70’ler ve 80’ler ise Subaru’nun model yelpazesinin çeşitlendiği bir dönem olarak dikkat çekiyor. Rex, Brat, Domingo, Alcyone gibi modellerin dışında markanın ikonik modelleri Justy ve Legacy bu dönemde yollara çıktı.
Marka, 1989'da piyasaya sunulan Subaru Legacy ile ilk kez 2.0 litre motora sahip bir otomobili pazara sunmuş oldu.
90’lar Subaru için bir dönüm noktasıydı. Efsanevi Impreza modelinin tanıtımı ve Dünya Ralli Şampiyonası’nda elde edilen başarılar bu dönüm noktasının en önemli unsurları arasında yer aldı. Impreza, Dünya Ralli Şampiyonası’nda elde ettiği şampiyonluklar ve etaplarda geçirdiği gelişimler sayesinde sürüş meraklılarının kalplerini ve zihinlerini ele geçirmeyi başardı.
1993 yılının sonlarında Outback modeli, geniş iç mekân kapasitesi, sportif ve güvenli sürüş özellikleriyle lanse edildi. Özel bir ön görünüm ve tampon, büyük sis lambaları, büyük çaplı dört mevsim lastikler, çift tonlu gövde rengi ve büyük boy yan koruyucularla ön plana çıkan Outback, ayrıcalıklı ve sağlam görünümlü premium dış tasarımıyla dikkatleri üzerine çekmeyi başardı.
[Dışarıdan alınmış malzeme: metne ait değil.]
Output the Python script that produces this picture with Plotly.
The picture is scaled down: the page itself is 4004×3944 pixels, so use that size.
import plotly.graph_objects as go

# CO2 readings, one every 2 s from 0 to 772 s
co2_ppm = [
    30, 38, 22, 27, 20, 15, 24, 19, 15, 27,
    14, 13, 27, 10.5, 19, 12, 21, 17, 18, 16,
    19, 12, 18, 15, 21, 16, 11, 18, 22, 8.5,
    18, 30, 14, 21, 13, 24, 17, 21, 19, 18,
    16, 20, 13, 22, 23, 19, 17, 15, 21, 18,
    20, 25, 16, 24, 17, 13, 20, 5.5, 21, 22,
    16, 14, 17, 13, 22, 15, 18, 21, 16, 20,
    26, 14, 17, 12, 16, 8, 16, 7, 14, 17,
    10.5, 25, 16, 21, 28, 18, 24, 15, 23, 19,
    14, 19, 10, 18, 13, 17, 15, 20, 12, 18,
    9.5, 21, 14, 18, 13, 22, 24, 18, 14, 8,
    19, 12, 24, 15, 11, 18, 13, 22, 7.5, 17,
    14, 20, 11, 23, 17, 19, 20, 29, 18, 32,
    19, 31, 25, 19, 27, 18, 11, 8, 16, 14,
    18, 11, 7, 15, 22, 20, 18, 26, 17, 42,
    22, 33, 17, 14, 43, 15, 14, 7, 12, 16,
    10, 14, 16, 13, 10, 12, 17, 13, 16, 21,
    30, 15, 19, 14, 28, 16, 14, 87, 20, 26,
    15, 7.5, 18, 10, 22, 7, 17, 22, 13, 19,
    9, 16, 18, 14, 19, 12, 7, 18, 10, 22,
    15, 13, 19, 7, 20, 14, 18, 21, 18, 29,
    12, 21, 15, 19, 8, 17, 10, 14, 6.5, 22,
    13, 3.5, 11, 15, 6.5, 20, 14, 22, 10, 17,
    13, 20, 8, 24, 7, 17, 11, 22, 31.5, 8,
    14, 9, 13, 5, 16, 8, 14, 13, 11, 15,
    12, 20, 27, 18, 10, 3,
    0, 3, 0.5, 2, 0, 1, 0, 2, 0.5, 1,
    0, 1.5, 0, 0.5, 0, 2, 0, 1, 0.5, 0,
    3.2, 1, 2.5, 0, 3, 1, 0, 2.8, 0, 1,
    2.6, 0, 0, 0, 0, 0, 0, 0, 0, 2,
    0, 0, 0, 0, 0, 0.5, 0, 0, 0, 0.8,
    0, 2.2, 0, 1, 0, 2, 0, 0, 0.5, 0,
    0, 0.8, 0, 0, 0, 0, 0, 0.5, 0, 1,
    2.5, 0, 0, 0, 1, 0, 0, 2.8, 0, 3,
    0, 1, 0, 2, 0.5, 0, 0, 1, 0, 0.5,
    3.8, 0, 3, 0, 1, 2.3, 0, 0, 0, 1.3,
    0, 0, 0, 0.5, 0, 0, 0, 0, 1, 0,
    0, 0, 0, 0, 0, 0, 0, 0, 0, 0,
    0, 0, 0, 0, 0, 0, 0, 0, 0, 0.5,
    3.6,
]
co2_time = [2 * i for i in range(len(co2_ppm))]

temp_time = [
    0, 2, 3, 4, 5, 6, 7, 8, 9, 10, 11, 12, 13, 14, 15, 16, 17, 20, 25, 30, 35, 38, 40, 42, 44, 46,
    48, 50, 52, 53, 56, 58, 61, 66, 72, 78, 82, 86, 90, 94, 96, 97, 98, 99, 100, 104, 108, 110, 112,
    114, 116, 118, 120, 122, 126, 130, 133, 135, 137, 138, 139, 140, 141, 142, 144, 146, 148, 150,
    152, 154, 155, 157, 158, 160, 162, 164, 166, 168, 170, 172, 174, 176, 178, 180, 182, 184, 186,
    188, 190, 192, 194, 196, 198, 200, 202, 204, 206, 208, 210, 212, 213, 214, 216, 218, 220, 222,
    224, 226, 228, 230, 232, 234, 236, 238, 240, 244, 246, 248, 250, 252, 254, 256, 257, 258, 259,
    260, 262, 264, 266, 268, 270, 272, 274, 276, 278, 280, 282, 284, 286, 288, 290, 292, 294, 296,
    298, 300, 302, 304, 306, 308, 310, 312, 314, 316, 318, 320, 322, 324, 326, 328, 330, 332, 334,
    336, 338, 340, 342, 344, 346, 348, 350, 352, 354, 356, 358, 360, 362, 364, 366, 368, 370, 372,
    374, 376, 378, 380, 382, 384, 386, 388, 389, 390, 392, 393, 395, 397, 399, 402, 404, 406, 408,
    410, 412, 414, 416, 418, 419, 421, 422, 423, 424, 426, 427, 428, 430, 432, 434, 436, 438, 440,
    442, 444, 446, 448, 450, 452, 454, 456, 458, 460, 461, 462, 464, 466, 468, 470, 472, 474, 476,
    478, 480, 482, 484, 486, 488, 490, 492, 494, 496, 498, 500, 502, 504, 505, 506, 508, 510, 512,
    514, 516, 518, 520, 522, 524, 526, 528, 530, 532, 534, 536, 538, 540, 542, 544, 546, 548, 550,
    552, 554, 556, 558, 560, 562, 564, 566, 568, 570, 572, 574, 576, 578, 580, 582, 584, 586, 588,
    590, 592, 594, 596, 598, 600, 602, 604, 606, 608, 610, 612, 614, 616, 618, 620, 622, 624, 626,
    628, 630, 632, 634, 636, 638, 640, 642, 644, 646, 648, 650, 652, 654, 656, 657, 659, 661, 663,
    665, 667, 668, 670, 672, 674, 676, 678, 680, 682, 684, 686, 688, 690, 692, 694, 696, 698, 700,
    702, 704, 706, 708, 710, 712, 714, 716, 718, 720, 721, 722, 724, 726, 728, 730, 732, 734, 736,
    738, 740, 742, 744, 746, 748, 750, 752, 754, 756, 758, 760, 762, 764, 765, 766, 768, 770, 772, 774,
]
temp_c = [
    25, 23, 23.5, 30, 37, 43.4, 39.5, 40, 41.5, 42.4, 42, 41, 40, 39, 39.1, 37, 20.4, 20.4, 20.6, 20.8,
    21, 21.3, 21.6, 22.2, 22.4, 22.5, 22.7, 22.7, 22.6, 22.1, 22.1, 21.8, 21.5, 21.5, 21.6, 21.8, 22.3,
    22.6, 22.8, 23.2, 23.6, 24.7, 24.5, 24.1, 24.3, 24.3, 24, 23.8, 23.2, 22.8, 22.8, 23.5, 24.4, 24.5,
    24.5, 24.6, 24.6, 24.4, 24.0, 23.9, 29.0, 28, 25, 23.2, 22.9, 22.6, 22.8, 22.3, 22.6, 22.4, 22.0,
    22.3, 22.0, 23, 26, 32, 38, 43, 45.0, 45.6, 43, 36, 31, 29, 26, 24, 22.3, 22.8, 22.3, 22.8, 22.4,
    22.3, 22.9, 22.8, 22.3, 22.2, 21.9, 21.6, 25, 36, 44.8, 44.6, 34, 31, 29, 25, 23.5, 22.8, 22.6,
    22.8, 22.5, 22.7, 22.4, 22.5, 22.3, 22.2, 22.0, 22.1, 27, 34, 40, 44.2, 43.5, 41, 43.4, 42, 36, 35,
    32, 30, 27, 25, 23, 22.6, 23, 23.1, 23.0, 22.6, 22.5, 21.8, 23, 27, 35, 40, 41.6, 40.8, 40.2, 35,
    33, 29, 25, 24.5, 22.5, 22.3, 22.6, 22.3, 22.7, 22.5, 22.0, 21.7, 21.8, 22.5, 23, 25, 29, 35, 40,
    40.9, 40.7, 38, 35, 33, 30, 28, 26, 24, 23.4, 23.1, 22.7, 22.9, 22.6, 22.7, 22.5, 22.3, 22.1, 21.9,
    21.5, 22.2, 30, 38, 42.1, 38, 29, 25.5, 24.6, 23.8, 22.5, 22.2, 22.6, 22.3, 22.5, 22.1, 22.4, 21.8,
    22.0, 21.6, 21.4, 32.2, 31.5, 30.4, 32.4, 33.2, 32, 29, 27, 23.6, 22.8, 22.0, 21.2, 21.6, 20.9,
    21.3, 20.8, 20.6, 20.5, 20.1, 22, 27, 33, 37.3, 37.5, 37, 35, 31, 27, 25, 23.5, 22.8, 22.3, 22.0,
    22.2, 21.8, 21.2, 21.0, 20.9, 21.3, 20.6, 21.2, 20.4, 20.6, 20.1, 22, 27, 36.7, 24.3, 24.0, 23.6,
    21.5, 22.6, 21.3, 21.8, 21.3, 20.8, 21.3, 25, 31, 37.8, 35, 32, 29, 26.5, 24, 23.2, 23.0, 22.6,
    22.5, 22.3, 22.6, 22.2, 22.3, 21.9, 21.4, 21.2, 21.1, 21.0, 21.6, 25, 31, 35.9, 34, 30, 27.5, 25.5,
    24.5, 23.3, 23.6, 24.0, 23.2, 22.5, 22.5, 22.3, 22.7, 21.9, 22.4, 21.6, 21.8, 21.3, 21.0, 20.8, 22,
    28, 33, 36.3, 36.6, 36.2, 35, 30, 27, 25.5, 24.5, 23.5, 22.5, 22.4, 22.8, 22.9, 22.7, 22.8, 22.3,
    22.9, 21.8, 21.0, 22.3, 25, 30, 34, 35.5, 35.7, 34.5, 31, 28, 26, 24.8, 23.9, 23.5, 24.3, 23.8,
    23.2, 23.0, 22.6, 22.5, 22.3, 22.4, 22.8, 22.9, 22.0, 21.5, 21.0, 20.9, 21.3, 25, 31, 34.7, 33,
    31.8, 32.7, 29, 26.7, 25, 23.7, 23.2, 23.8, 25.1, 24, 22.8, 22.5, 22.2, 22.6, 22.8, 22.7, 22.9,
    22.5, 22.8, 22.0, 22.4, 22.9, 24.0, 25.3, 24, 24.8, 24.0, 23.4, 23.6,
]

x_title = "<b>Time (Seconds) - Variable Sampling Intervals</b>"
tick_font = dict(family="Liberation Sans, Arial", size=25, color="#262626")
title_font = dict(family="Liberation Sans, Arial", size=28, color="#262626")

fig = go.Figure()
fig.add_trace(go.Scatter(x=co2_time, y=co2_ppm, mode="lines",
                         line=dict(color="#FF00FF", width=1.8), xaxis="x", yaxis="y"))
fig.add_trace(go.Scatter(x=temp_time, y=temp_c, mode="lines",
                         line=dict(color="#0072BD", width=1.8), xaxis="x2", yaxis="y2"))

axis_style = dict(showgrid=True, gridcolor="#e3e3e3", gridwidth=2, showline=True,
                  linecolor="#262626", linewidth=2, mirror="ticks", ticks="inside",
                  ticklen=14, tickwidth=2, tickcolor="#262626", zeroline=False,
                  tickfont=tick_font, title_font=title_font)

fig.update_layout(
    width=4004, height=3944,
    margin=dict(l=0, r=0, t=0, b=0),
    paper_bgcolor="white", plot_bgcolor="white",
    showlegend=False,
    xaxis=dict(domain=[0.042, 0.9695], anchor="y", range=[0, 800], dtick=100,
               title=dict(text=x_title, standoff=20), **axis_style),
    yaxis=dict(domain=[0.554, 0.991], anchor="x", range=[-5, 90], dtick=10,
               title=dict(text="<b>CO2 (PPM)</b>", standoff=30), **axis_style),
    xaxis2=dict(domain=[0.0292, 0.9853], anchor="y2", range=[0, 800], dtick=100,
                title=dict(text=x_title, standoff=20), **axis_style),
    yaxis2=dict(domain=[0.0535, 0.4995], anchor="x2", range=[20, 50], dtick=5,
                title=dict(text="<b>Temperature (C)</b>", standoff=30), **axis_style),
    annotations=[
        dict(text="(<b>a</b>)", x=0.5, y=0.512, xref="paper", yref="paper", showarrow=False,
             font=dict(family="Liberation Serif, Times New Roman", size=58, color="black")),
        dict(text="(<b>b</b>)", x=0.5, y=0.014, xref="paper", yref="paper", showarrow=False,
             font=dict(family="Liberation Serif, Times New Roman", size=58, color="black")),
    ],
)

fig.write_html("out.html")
SUV araçlar ile bir binek otomobilin güçlü noktalarını birleştiren Subaru Forester ise 1997 yılının Şubat ayında yollara çıktı. Forester, elverişsiz yol koşullarında sunduğu üstün sürüş performansı ve SUV'lar için gerekli yerden yüksekliğe konuma sahip olmasıyla hızlıca pazarda kendisine yer buldu.
Son yirmi yıldır Subaru, güvenlik teknolojilerinde sürekli iyileştirmeler ve yenilikler yaparken tüm modellerinin iyileştirilmesi ve geliştirilmesi için sürekli olarak çaba gösterdi. Marka, herhangi bir sürücünün saf sürüş keyfini yaşayabildiği eğlenceli bir spor otomobil olan Subaru BRZ, Avrupa Yeni Otomobil Değerlendirme Programı’nın güvenlik performans testi olan Euro NCAP’ten en yüksek puan olan “5 yıldız”ı elde eden Subaru XV gibi ikonik modelleriyle ürün gamını geliştirmeye devam ediyor. Geçtiğimiz yılın sonunda yenilenen Subaru XV, Yeni Global Platforma sahip ilk model olarak günümüzde markanın en çok satan modelleri arasında yerini almış bulunuyor.
Uçak imalatından gelen kökleri ile Subaru, otomobillerin kullanıcısının gideceği yere götüren araçlardan daha fazlası olduğuna inanmaya devam ediyor. Subaru’ya göre ürettiği otomobiller “hayallere, özgürlüğe ve harika anlara eşlik ediyor.”